According to Travis and Hodgson, “Most usability professionals would bet their house that they could make at least that (5%) improvement.” So in other words, aiming for a 5% improvement is the least you can do.
Iteration is important so that you can compare metrics and thereby determine your UX effectiveness, and there’s also the fact that you’ll likely never solve 100% of the problems your users face with just one or two design cycles. According to Nielsen Norman Group, conducting a usability study with five participants “lets you find almost as many usability problems as you’d find using many more test participants.”
This statistic is to help you avoid diminishing returns (spending too much time and money running tests to the point where you don’t learn or identify enough new issues). NNG says it’s better to run three rounds of usability tests with five participants rather than one big study with 15 participants. With the former, you are identifying the majority of issues and actively making changes.

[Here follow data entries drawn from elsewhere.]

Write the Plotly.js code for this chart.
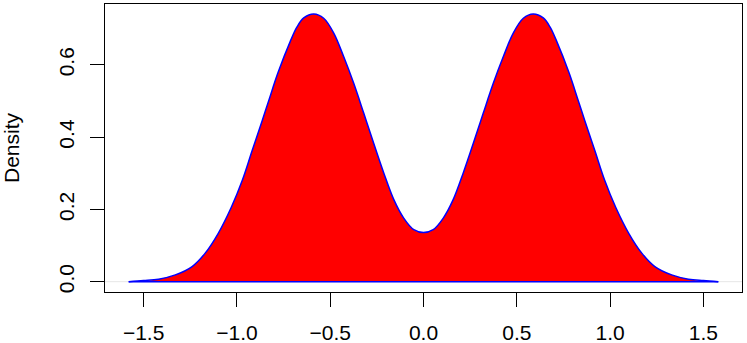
<!DOCTYPE html>
<html>
<head>
<meta charset="utf-8">
<script src="https://cdn.plot.ly/plotly-3.0.1.min.js"></script>
<style>
  html, body { margin: 0; padding: 0; background: #fff; }
  #chart { width: 747px; height: 343px; }
</style>
</head>
<body>
<div id="chart"></div>
<script>
// density curve (left hump, right hump mirrors it)
const xs = [-1.58, -1.50, -1.42, -1.33, -1.24, -1.17, -1.10, -1.03, -0.97, -0.92, -0.865, -0.83, -0.78, -0.714, -0.678, -0.642, -0.588,
  -0.535, -0.481, -0.428, -0.374, -0.320, -0.267, -0.213, -0.159, -0.106, -0.052, 0.0,
  0.052, 0.106, 0.159, 0.213, 0.267, 0.320, 0.374, 0.428, 0.481, 0.535,
  0.588, 0.642, 0.678, 0.714, 0.78, 0.83, 0.865, 0.92, 0.97, 1.03, 1.10, 1.17, 1.24, 1.33, 1.42, 1.50, 1.58];
const density = [0.000, 0.003, 0.007, 0.019, 0.042, 0.079, 0.134, 0.206, 0.282, 0.360, 0.445, 0.500, 0.578, 0.665, 0.705, 0.730, 0.741,
  0.729, 0.688, 0.623, 0.549, 0.466, 0.383, 0.301, 0.227, 0.176, 0.144, 0.136,
  0.144, 0.176, 0.227, 0.301, 0.383, 0.466, 0.549, 0.623, 0.688, 0.729,
  0.741, 0.730, 0.705, 0.665, 0.578, 0.500, 0.445, 0.360, 0.282, 0.206, 0.134, 0.079, 0.042, 0.019, 0.007, 0.003, 0.000];

const xTicks = [-1.5, -1.0, -0.5, 0.0, 0.5, 1.0, 1.5];
const xTickText = ['\u22121.5', '\u22121.0', '\u22120.5', '0.0', '0.5', '1.0', '1.5'];
const yTicks = [0.0, 0.2, 0.4, 0.6];
const yTickText = ['0.0', '0.2', '0.4', '0.6'];

const font = { family: 'Liberation Sans, Arial, sans-serif', size: 21, color: '#000' };

const traces = [
  {
    x: xs,
    y: density,
    mode: 'lines',
    fill: 'tozeroy',
    fillcolor: '#ff0000',
    line: { color: '#0000ff', width: 1.5, shape: 'spline', smoothing: 1 },
    hoverinfo: 'skip',
  },
  {
    x: [xs[0], xs[xs.length - 1]],
    y: [0, 0],
    mode: 'lines',
    line: { color: '#0000ff', width: 1.5 },
    hoverinfo: 'skip',
  },
];

const layout = {
  width: 747,
  height: 343,
  margin: { l: 105, r: 5, t: 4, b: 51 },
  paper_bgcolor: '#fff',
  plot_bgcolor: '#fff',
  showlegend: false,
  font,
  xaxis: {
    range: [-1.707, 1.707],
    tickvals: xTicks,
    ticktext: xTickText,
    ticks: 'outside',
    ticklen: 14,
    tickwidth: 1,
    tickcolor: '#000',
    showline: true,
    linecolor: '#000',
    linewidth: 1,
    mirror: true,
    showgrid: false,
    zeroline: false,
    ticklabelstandoff: 8,
  },
  yaxis: {
    range: [-0.0285, 0.7685],
    tickvals: yTicks,
    ticktext: yTickText,
    tickangle: -90,
    ticks: 'outside',
    ticklen: 14,
    tickwidth: 1,
    tickcolor: '#000',
    showline: true,
    linecolor: '#000',
    linewidth: 1,
    mirror: true,
    showgrid: false,
    zeroline: false,
    ticklabelstandoff: 8,
    title: { text: 'Density', font, standoff: 35 },
  },
  shapes: [
    {
      type: 'line', xref: 'paper', yref: 'y', x0: 0, x1: 1, y0: 0, y1: 0,
      line: { color: '#e6e6e6', width: 1 }, layer: 'below',
    },
  ],
};

Plotly.newPlot('chart', traces, layout, { staticPlot: true });
</script>
</body>
</html>
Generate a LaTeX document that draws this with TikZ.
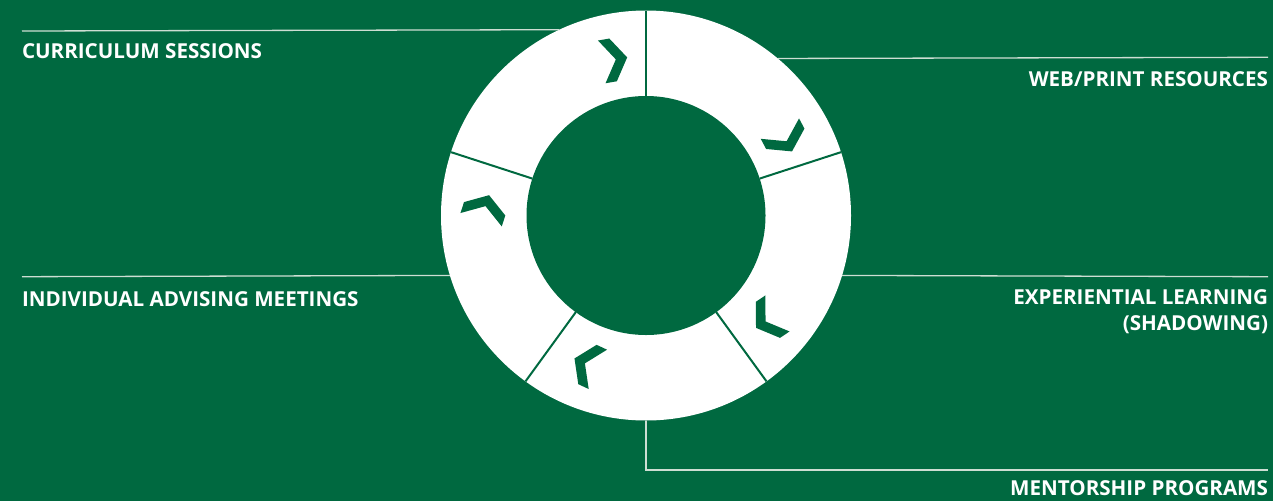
\documentclass[tikz,border=0pt]{standalone}
\usepackage{fontspec}
\setsansfont{Open Sans}
\usetikzlibrary{calc}
\definecolor{brandgreen}{RGB}{0,105,64}
\definecolor{leader}{RGB}{205,222,211}
\tikzset{
  lbl/.style={font=\sffamily\bfseries\fontsize{20.6}{25.5}\selectfont, text=white, inner sep=0pt, outer sep=0pt},
  leaderline/.style={draw=leader, line width=1.3pt},
  divider/.style={draw=brandgreen, line width=2pt},
  chev/.pic={\fill[brandgreen] (12.5,0) -- (-1.8,21.7) -- (-13.3,21.7) -- (1,0) -- (-13.3,-21.7) -- (-1.8,-21.7) -- cycle;}
}
\begin{document}
\begin{tikzpicture}[x=1pt,y=1pt]
\fill[brandgreen] (0,0) rectangle (1273,-501);
\useasboundingbox (0,0) rectangle (1273,-501);
% ring
\node[circle, fill=white, minimum size=410pt, inner sep=0pt, outer sep=0pt] (ring) at (646,-215.5) {};
\node[circle, fill=brandgreen, minimum size=239pt, inner sep=0pt, outer sep=0pt] (hole) at (646,-215.5) {};
% dividers
\foreach \a in {90,18,-54,-126,162} \draw[divider] (hole.\a) -- (ring.\a);
% chevrons
\pic[rotate=10] at ($(ring.center)+(101.3:159)$) {chev};
\pic[rotate=-62] at ($(ring.center)+(28.2:159)$) {chev};
\pic[rotate=-146] at ($(ring.center)+(-41.2:160)$) {chev};
\pic[rotate=155] at ($(ring.center)+(-112.1:160)$) {chev};
\pic[rotate=72] at ($(ring.center)+(177:161)$) {chev};
% labels
\node[lbl, anchor=base west] (cur) at (22,-58.5) {CURRICULUM SESSIONS};
\node[lbl, anchor=base east] (web) at (1268,-86) {WEB/PRINT RESOURCES};
\node[lbl, anchor=base west] (ind) at (22,-306.5) {INDIVIDUAL ADVISING MEETINGS};
\node[lbl, anchor=base east, align=right] (exp) at (1268,-330) {EXPERIENTIAL LEARNING\\(SHADOWING)};
\node[lbl, anchor=base east] (men) at (1268,-495) {MENTORSHIP PROGRAMS};
% leader coordinates
\coordinate (curL) at (22,-31);
\coordinate (webR) at (1268,-57.3);
\coordinate (indL) at (22,-276.7);
\coordinate (expR) at (1268,-276.7);
\coordinate (menK) at (646,-470);
\coordinate (menR) at (1268,-470);
% leaders
\draw[leaderline] (curL) -- (ring.115.84);
\draw[leaderline] (ring.50.5) -- (webR);
\draw[leaderline] (indL) -- (ring.197.37);
\draw[leaderline] (ring.-17.37) -- (expR);
\draw[leaderline] (ring.south) -- (menK) -- (menR);
\end{tikzpicture}
\end{document}
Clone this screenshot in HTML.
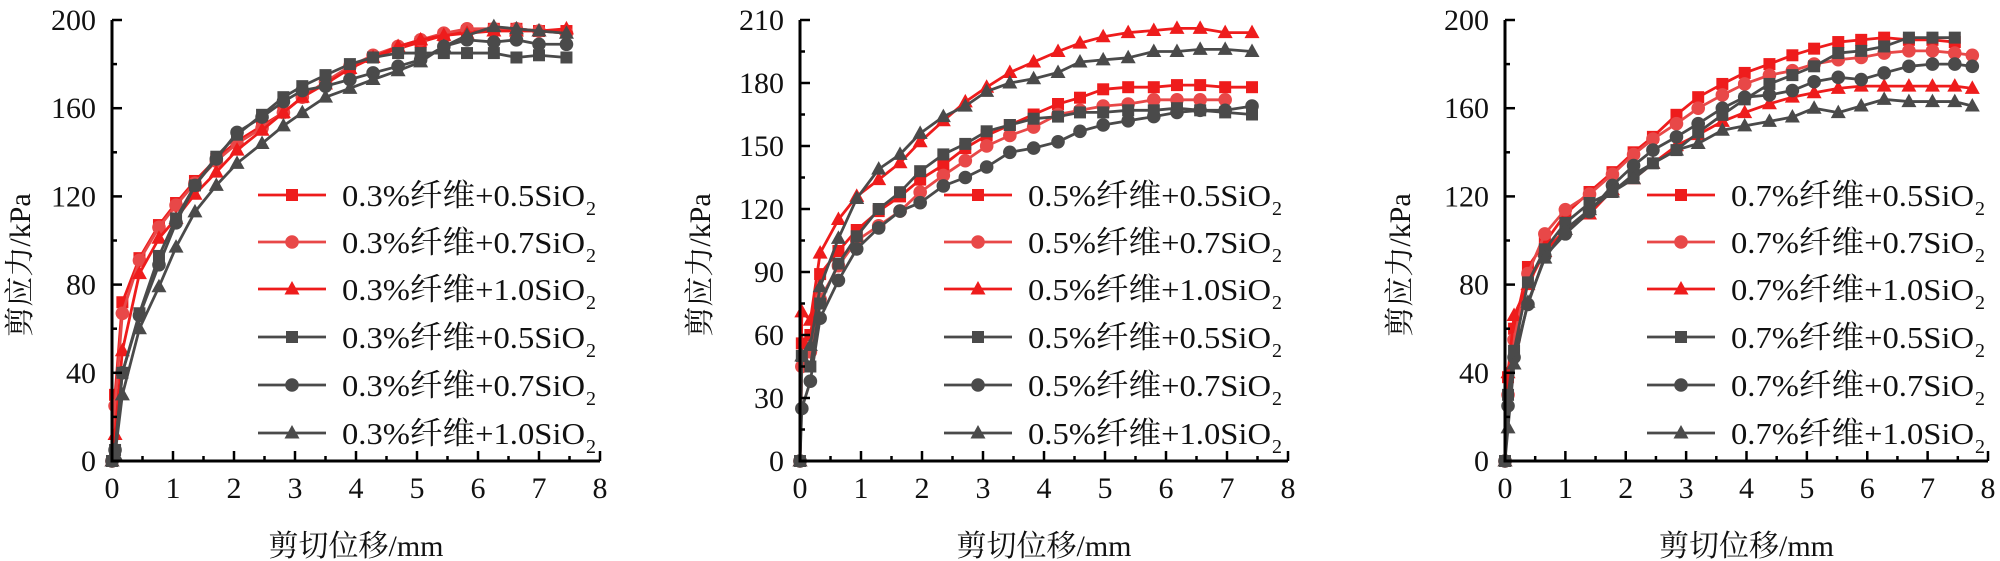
<!DOCTYPE html>
<html><head><meta charset="utf-8">
<style>
html,body{margin:0;padding:0;background:#fff;}
svg{display:block;}
text{font-family:"Liberation Serif","Noto Serif CJK SC","Noto Sans CJK SC",serif;fill:#111;}
</style></head>
<body>
<svg id="chart" width="2000" height="561" viewBox="0 0 2000 561" xmlns="http://www.w3.org/2000/svg"></svg>
<script>
// ---- data ----
const xTicks = [0,1,2,3,4,5,6,7,8];
const yTicks1 = [0,40,80,120,160,200];
const yTicks2 = [0,30,60,90,120,150,180,210];
const yTicks3 = [0,40,80,120,160,200];
const seriesNames1 = ["0.3%纤维+0.5SiO","0.3%纤维+0.7SiO","0.3%纤维+1.0SiO","0.3%纤维+0.5SiO","0.3%纤维+0.7SiO","0.3%纤维+1.0SiO"];
const seriesNames2 = ["0.5%纤维+0.5SiO","0.5%纤维+0.7SiO","0.5%纤维+1.0SiO","0.5%纤维+0.5SiO","0.5%纤维+0.7SiO","0.5%纤维+1.0SiO"];
const seriesNames3 = ["0.7%纤维+0.5SiO","0.7%纤维+0.7SiO","0.7%纤维+1.0SiO","0.7%纤维+0.5SiO","0.7%纤维+0.7SiO","0.7%纤维+1.0SiO"];

const x1 = [0,0.05,0.17,0.45,0.77,1.05,1.36,1.71,2.05,2.46,2.81,3.12,3.5,3.9,4.28,4.69,5.06,5.44,5.82,6.26,6.63,7.0,7.45];
const p1RedSquare = [0,30,72,92,107,117,127,137,145,152,158,165,172,178,183,187,190,193,195,196,196,195,195];
const p1RedCircle = [0,25,67,91,106,116,126,136,144,151,158,165,172,179,184,188,191,194,196,196,196,195,194];
const p1RedTriangle = [0,12,50,85,101,110,121,131,141,150,158,165,171,178,183,188,191,193,194,195,195,195,196];
const p1GreySquare = [0,5,40,67,93,110,125,138,148,157,165,170,175,180,183,185,185,185,185,185,183,184,183];
const p1GreyCircle = [0,5,40,66,89,108,125,137,149,156,163,168,170,173,176,179,182,188,191,190,191,189,189];
const p1GreyTriangle = [0,3,30,60,79,97,113,125,135,144,152,158,165,169,173,177,181,188,193,197,196,195,194];

const x2 = [0,0.03,0.17,0.33,0.63,0.93,1.29,1.64,1.97,2.35,2.71,3.06,3.44,3.83,4.23,4.59,4.97,5.38,5.8,6.18,6.56,6.97,7.41];
const p2RedSquare = [0,56,60,89,100,110,119,126,134,141,149,155,160,165,170,173,177,178,178,179,179,178,178];
const p2RedCircle = [0,45,52,77,93,105,112,119,128,136,143,150,155,159,165,167,169,170,172,172,172,172];
const p2RedTriangle = [0,71,67,99,115,126,134,142,152,162,171,178,185,190,195,199,202,204,205,206,206,204,204];
const p2GreySquare = [0,50,45,75,94,107,120,128,138,146,151,157,160,163,164,166,166,167,167,168,167,166,165];
const p2GreyCircle = [0,25,38,68,86,101,111,119,123,131,135,140,147,149,152,157,160,162,164,166,167,167,169];
const p2GreyTriangle = [0,50,55,83,106,125,139,146,156,164,169,176,180,182,185,190,191,192,195,195,196,196,195];

const x3 = [0,0.05,0.15,0.38,0.66,1.0,1.4,1.78,2.13,2.45,2.84,3.2,3.6,3.97,4.38,4.76,5.12,5.52,5.9,6.28,6.69,7.08,7.45,7.74];
const p3RedSquare = [0,38,60,88,99,112,122,131,140,147,157,165,171,176,180,184,187,190,191,192,191,191,190];
const p3RedCircle = [0,30,55,85,103,114,121,130,139,146,153,160,166,171,175,177,180,182,183,185,186,186,185,184];
const p3RedTriangle = [0,40,66,80,95,105,112,123,128,135,143,148,154,158,162,165,167,169,170,170,170,170,170,169];
const p3GreySquare = [0,30,50,81,96,108,117,122,130,135,141,149,157,164,171,175,179,185,186,188,192,192,192];
const p3GreyCircle = [0,25,47,71,93,103,113,125,134,141,147,153,160,165,166,168,172,174,173,176,179,180,180,179];
const p3GreyTriangle = [0,15,44,72,92,105,114,122,128,135,141,144,150,152,154,156,160,158,161,164,163,163,163,161];

// ---- drawing ----
const NS = "http://www.w3.org/2000/svg";
const svg = document.getElementById('chart');
function mk(tag, attrs, parent){
  const e = document.createElementNS(NS, tag);
  for (const k in attrs) e.setAttribute(k, attrs[k]);
  (parent||svg).appendChild(e);
  return e;
}
const RED = "#ee1c1c", LRED = "#e84848", GREY = "#4a4a4a";
const styles = [
  {c:RED, m:"square"},{c:LRED, m:"circle"},{c:RED, m:"triangle"},
  {c:GREY, m:"square"},{c:GREY, m:"circle"},{c:GREY, m:"triangle"}
];
function marker(g, type, cx, cy, color){
  let e;
  if (type === "square") e = mk('rect', {x:cx-6, y:cy-6, width:12, height:12, fill:color}, g);
  else if (type === "circle") e = mk('circle', {cx:cx, cy:cy, r:6.8, fill:color}, g);
  else e = mk('polygon', {points:`${cx},${cy-8} ${cx+7.5},${cy+5.5} ${cx-7.5},${cy+5.5}`, fill:color}, g);
  
  
  return e;
}

function panel(id, x0, x8, yMax, yTicks, xs, series, names, legX, titleX){
  const top = 20, bottom = 461;
  const sx = v => x0 + (x8 - x0) * v / 8;
  const sy = v => bottom - (bottom - top) * v / yMax;
  const g = mk('g', {});
  
  

  // series
  series.forEach((ys, i) => {
    const st = styles[i];
    const sg = mk('g', {}, g);
    
    
    const pts = ys.map((v, j) => sx(xs[j]) + ',' + sy(v)).join(' ');
    const pl = mk('polyline', {points:pts, fill:'none', stroke:st.c, 'stroke-width':2.8, 'stroke-linejoin':'round'}, sg);
    
    
    ys.forEach((v, j) => marker(sg, st.m, sx(xs[j]), sy(v), st.c));
  });

  // axes
  const ax = mk('path', {d:`M${x0},${top} V${bottom} H${x8}`, fill:'none', stroke:'#000', 'stroke-width':3}, g);
  
  
  // y ticks
  const step = yTicks[1] - yTicks[0];
  yTicks.forEach((t, i) => {
    const y = sy(t);
    mk('line', {x1:x0, x2:x0+10, y1:y, y2:y, stroke:'#000', 'stroke-width':2.5}, g);
    if (i < yTicks.length - 1) {
      const ym = sy(t + step/2);
      mk('line', {x1:x0, x2:x0+5, y1:ym, y2:ym, stroke:'#000', 'stroke-width':2.5}, g);
    }
    const tx = mk('text', {x:x0-16, y:y+10, 'font-size':30, 'text-anchor':'end'}, g);
    
    
    tx.textContent = t;
  });
  // x ticks
  xTicks.forEach((t, i) => {
    const x = sx(t);
    mk('line', {x1:x, x2:x, y1:bottom, y2:bottom-10, stroke:'#000', 'stroke-width':2.5}, g);
    if (i < xTicks.length - 1) {
      const xm = sx(t + 0.5);
      mk('line', {x1:xm, x2:xm, y1:bottom, y2:bottom-5, stroke:'#000', 'stroke-width':2.5}, g);
    }
    const tx = mk('text', {x:x, y:498, 'font-size':30, 'text-anchor':'middle'}, g);
    
    
    tx.textContent = t;
  });
  // axis titles
  const xt = mk('text', {x:(x0+x8)/2, y:556, 'font-size':30, 'text-anchor':'middle'}, g);
  
  
  xt.textContent = '剪切位移/mm';
  const yt = mk('text', {x:0, y:0, 'font-size':30, 'text-anchor':'middle', transform:`translate(${titleX},265) rotate(-90)`}, g);
  
  
  yt.textContent = '剪应力/kPa';

  // legend
  const rows = [195,242,289,337,385,433];
  const lg = mk('g', {}, g);
  
  
  names.forEach((n, i) => {
    const st = styles[i];
    const eg = mk('g', {}, lg);
    
    
    mk('line', {x1:legX-84, x2:legX-16, y1:rows[i], y2:rows[i], stroke:st.c, 'stroke-width':2.8}, eg);
    marker(eg, st.m, legX-50, rows[i], st.c);
    const t = mk('text', {x:legX, y:rows[i]+11, 'font-size':31, textLength:243, lengthAdjust:'spacingAndGlyphs'}, eg);
    t.textContent = n;
    const s = mk('text', {x:legX+244, y:rows[i]+20, 'font-size':20}, eg);
    s.textContent = '2';
  });
}

panel('panel-0.3-fiber', 112, 600, 200, yTicks1, x1,
  [p1RedSquare,p1RedCircle,p1RedTriangle,p1GreySquare,p1GreyCircle,p1GreyTriangle], seriesNames1, 342, 30);
panel('panel-0.5-fiber', 800, 1288, 210, yTicks2, x2,
  [p2RedSquare,p2RedCircle,p2RedTriangle,p2GreySquare,p2GreyCircle,p2GreyTriangle], seriesNames2, 1028, 710);
panel('panel-0.7-fiber', 1505, 1988, 200, yTicks3, x3,
  [p3RedSquare,p3RedCircle,p3RedTriangle,p3GreySquare,p3GreyCircle,p3GreyTriangle], seriesNames3, 1731, 1410);
</script>
</body></html>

All that said, five isn’t the magic number. Some research methods require more participants, it all depends on your objectives, the problem space, and the types of users. The point is that there is always room for improvement, so keep testing and making changes based on the measured metrics.
Learn more about how many participants you need for a UX research study.
Constantly improve your UX metrics
If you are constantly seeing improvement in your metrics then your UX effectiveness is high, and that’s exactly what you want. You want your success rate increasing and your time on task decreasing. Identify where your users are making errors, improve your SUS scores, and help grow your user base as much as possible.
Some stakeholders will ask you about their return on investment (ROI) when it comes to UX efforts, and they typically want to see hard numbers. So even if you’re conducting qualitative research, there’s always a way to communicate the UX effectiveness in a way that quantifies the improvements.